## Begin Given records

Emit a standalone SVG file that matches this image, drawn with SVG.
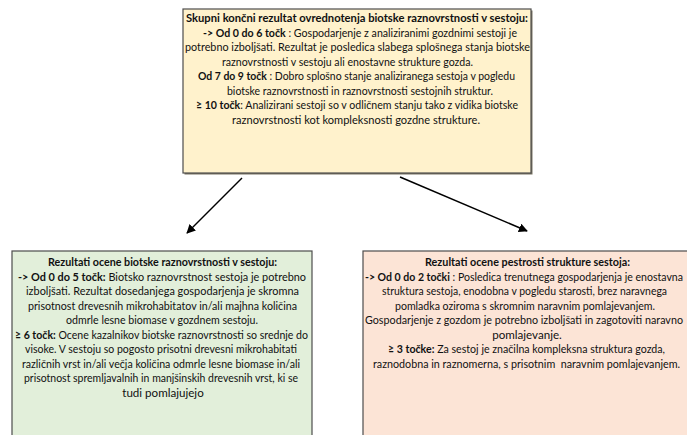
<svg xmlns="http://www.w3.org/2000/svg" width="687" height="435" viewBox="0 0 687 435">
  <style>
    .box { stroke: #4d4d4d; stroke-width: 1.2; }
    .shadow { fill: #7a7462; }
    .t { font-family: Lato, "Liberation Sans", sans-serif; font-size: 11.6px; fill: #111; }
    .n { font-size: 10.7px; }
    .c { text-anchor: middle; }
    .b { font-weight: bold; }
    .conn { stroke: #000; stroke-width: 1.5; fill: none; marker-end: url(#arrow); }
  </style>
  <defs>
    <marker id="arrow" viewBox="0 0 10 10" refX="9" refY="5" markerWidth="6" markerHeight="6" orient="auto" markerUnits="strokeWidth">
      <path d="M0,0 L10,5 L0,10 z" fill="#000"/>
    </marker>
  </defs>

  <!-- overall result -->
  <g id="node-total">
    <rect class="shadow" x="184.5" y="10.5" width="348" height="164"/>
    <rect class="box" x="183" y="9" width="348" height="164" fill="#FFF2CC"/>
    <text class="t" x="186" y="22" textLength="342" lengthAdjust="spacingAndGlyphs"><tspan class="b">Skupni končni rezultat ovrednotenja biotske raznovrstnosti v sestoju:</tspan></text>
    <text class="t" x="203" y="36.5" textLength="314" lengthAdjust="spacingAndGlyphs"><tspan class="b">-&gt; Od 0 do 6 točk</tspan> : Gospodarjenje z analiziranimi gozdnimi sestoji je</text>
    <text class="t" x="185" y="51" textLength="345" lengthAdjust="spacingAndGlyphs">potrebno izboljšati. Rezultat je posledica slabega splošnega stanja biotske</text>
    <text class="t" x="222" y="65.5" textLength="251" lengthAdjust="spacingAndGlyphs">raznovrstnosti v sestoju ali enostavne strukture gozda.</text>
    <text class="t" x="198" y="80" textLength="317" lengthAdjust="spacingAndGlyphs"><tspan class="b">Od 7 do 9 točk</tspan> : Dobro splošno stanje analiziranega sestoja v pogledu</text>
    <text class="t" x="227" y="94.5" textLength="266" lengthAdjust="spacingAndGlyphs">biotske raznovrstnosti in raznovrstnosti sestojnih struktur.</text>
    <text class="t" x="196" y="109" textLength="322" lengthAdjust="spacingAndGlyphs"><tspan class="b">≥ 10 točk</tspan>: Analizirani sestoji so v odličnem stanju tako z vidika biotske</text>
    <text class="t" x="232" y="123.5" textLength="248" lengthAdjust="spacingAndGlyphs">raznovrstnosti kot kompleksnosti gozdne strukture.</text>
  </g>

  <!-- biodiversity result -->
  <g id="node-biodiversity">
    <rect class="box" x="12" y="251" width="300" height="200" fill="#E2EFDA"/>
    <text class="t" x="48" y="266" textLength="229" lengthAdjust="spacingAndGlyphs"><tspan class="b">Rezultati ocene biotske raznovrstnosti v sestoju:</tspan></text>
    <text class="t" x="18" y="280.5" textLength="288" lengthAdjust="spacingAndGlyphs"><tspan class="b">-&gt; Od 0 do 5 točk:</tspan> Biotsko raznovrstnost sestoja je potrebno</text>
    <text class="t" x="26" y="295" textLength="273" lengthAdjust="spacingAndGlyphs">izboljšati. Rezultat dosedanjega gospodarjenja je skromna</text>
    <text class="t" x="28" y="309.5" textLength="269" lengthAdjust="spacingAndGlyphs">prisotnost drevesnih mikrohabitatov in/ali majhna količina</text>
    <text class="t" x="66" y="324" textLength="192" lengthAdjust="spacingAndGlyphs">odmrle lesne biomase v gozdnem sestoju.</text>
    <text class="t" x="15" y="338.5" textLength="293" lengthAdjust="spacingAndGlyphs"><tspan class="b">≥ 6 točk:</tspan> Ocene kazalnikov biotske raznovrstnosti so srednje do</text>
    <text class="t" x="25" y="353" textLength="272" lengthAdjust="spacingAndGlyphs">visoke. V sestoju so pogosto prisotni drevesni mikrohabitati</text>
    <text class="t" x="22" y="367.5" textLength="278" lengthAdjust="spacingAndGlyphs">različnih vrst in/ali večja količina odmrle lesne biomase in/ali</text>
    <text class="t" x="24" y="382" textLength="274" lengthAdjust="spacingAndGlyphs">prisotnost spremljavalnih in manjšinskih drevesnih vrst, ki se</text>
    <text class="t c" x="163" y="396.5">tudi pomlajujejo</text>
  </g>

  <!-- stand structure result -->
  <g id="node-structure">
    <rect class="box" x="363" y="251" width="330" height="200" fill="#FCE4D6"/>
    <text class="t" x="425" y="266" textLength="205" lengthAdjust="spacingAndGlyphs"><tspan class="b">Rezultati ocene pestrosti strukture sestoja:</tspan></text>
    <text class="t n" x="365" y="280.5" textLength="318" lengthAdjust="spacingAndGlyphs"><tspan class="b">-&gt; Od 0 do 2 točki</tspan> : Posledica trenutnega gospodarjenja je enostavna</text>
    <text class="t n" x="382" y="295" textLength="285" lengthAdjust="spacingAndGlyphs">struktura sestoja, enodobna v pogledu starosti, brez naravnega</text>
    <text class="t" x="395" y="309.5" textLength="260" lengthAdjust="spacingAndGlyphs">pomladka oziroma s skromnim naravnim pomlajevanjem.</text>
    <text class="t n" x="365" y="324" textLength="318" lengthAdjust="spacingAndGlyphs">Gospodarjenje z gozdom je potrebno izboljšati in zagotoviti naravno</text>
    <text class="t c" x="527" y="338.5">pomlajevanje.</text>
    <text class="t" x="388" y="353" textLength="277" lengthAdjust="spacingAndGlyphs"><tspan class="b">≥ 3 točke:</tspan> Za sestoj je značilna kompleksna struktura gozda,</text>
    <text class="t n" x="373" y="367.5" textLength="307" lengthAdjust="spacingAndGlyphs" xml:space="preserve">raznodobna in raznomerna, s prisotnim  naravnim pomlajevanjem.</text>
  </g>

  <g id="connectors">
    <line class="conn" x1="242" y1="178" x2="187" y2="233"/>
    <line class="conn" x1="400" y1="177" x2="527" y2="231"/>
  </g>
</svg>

## End Given records
## Begin Given records

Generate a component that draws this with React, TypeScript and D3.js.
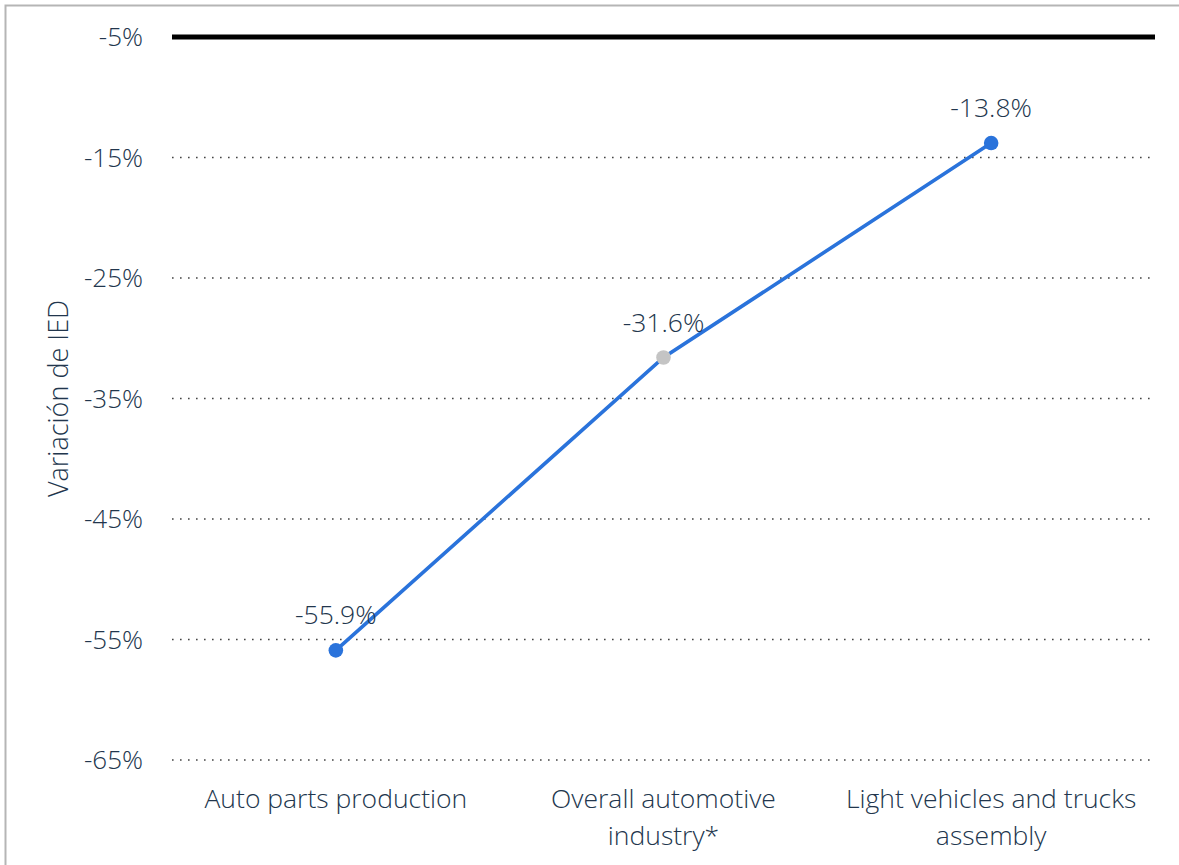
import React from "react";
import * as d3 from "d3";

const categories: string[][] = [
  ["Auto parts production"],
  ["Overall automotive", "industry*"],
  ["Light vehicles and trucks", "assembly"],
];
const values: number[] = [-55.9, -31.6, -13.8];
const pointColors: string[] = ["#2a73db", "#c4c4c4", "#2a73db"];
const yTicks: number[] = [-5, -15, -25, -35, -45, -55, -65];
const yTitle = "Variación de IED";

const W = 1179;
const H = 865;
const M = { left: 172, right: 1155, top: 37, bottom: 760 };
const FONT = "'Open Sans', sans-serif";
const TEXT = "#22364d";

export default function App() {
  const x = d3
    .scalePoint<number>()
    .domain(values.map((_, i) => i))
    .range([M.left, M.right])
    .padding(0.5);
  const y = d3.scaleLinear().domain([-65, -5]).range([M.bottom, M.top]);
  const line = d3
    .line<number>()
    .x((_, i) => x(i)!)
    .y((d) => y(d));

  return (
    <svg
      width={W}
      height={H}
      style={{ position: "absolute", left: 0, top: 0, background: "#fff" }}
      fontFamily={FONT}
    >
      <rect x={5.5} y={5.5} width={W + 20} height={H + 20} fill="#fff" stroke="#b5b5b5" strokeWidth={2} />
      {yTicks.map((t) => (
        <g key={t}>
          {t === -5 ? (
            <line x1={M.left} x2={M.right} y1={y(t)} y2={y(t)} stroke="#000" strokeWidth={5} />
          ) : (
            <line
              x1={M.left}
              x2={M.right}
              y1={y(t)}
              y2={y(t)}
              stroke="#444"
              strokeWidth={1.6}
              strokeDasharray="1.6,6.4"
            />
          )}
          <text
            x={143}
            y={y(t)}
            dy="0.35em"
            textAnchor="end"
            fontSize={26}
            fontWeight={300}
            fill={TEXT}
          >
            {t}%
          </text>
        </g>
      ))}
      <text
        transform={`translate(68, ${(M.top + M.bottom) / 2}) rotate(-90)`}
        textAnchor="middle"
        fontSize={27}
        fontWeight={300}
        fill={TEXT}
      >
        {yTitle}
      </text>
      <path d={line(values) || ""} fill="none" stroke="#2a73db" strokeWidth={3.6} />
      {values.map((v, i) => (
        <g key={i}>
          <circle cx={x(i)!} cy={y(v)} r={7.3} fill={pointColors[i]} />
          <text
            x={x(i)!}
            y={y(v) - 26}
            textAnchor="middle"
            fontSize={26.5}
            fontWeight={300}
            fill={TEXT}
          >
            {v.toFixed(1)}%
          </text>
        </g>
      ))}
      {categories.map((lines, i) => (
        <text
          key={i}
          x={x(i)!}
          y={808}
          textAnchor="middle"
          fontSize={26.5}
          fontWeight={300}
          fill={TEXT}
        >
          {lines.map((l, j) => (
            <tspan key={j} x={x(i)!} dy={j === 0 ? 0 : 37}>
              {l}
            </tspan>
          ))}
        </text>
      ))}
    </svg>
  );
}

## End Given records
## Begin Given records

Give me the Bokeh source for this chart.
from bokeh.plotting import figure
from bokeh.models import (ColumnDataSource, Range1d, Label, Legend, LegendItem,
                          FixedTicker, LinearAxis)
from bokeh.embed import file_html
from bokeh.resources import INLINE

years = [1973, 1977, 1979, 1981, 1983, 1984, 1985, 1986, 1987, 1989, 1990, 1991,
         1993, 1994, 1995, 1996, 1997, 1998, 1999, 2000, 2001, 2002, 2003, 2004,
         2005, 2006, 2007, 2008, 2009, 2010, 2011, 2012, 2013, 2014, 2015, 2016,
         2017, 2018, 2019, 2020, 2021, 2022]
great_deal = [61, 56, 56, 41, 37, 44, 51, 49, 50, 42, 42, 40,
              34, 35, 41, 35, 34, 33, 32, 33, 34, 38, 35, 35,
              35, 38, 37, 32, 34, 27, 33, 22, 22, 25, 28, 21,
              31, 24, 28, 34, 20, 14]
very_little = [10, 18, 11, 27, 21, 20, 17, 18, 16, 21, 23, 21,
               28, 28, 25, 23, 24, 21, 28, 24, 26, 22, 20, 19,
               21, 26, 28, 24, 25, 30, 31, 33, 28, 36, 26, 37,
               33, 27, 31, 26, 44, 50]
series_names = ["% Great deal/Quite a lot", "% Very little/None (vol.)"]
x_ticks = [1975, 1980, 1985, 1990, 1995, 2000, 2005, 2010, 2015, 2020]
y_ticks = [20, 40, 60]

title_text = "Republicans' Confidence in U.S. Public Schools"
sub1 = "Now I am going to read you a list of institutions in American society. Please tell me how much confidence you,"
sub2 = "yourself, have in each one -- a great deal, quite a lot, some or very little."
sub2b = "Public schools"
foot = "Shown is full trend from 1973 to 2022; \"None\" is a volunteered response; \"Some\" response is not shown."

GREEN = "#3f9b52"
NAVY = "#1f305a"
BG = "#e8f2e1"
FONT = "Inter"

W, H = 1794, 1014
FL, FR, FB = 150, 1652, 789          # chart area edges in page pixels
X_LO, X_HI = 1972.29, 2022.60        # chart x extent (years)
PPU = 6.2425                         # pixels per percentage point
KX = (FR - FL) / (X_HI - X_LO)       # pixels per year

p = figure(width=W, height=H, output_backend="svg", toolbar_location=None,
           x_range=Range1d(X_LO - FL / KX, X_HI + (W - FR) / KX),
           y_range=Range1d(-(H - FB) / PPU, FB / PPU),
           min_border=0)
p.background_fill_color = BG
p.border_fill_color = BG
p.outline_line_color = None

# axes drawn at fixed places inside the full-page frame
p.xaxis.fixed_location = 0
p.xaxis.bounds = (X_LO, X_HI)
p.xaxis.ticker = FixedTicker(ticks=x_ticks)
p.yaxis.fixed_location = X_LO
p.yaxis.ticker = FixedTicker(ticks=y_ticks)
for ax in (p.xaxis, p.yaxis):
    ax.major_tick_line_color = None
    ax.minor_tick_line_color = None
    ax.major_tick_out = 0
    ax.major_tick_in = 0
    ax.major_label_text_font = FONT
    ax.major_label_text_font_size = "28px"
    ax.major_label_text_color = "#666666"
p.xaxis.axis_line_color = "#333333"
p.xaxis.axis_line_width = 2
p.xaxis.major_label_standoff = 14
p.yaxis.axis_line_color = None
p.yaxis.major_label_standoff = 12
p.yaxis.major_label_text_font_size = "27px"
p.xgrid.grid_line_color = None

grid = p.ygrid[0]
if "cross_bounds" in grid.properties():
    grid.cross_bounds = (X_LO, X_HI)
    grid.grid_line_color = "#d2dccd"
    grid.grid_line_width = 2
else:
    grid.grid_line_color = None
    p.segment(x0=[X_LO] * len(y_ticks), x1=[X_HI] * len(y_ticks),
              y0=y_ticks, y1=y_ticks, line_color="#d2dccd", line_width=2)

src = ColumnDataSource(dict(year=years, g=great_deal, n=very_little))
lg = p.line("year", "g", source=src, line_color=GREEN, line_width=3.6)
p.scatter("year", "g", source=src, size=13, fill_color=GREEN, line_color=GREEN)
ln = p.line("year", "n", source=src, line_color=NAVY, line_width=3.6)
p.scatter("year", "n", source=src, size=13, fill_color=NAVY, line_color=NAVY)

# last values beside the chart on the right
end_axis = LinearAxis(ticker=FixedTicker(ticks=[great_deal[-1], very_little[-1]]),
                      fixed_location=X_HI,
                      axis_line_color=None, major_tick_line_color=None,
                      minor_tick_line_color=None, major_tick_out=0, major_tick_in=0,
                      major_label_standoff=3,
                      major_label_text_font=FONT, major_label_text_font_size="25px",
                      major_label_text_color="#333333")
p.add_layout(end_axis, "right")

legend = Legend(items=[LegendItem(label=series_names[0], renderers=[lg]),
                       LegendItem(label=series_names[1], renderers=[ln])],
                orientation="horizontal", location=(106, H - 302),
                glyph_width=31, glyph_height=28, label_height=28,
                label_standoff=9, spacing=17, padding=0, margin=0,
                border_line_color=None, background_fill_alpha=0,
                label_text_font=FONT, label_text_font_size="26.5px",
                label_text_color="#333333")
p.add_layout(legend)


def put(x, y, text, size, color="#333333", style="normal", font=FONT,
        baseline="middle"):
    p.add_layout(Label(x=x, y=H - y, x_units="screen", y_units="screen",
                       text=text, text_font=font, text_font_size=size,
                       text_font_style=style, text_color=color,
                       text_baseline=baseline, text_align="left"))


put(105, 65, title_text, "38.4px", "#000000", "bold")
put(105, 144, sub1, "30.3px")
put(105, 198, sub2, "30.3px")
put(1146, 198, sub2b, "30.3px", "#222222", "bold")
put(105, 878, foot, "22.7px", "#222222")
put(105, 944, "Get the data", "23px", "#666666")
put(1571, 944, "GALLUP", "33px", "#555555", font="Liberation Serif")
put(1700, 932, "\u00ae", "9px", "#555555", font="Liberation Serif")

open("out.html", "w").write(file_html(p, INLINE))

## End Given records

## What you are asked to do:
Using the listing above, show every line that includes the string "with".

## Written solution:
Emit a standalone SVG file that matches this image, drawn with SVG.
Generate a component that draws this with React, TypeScript and D3.js.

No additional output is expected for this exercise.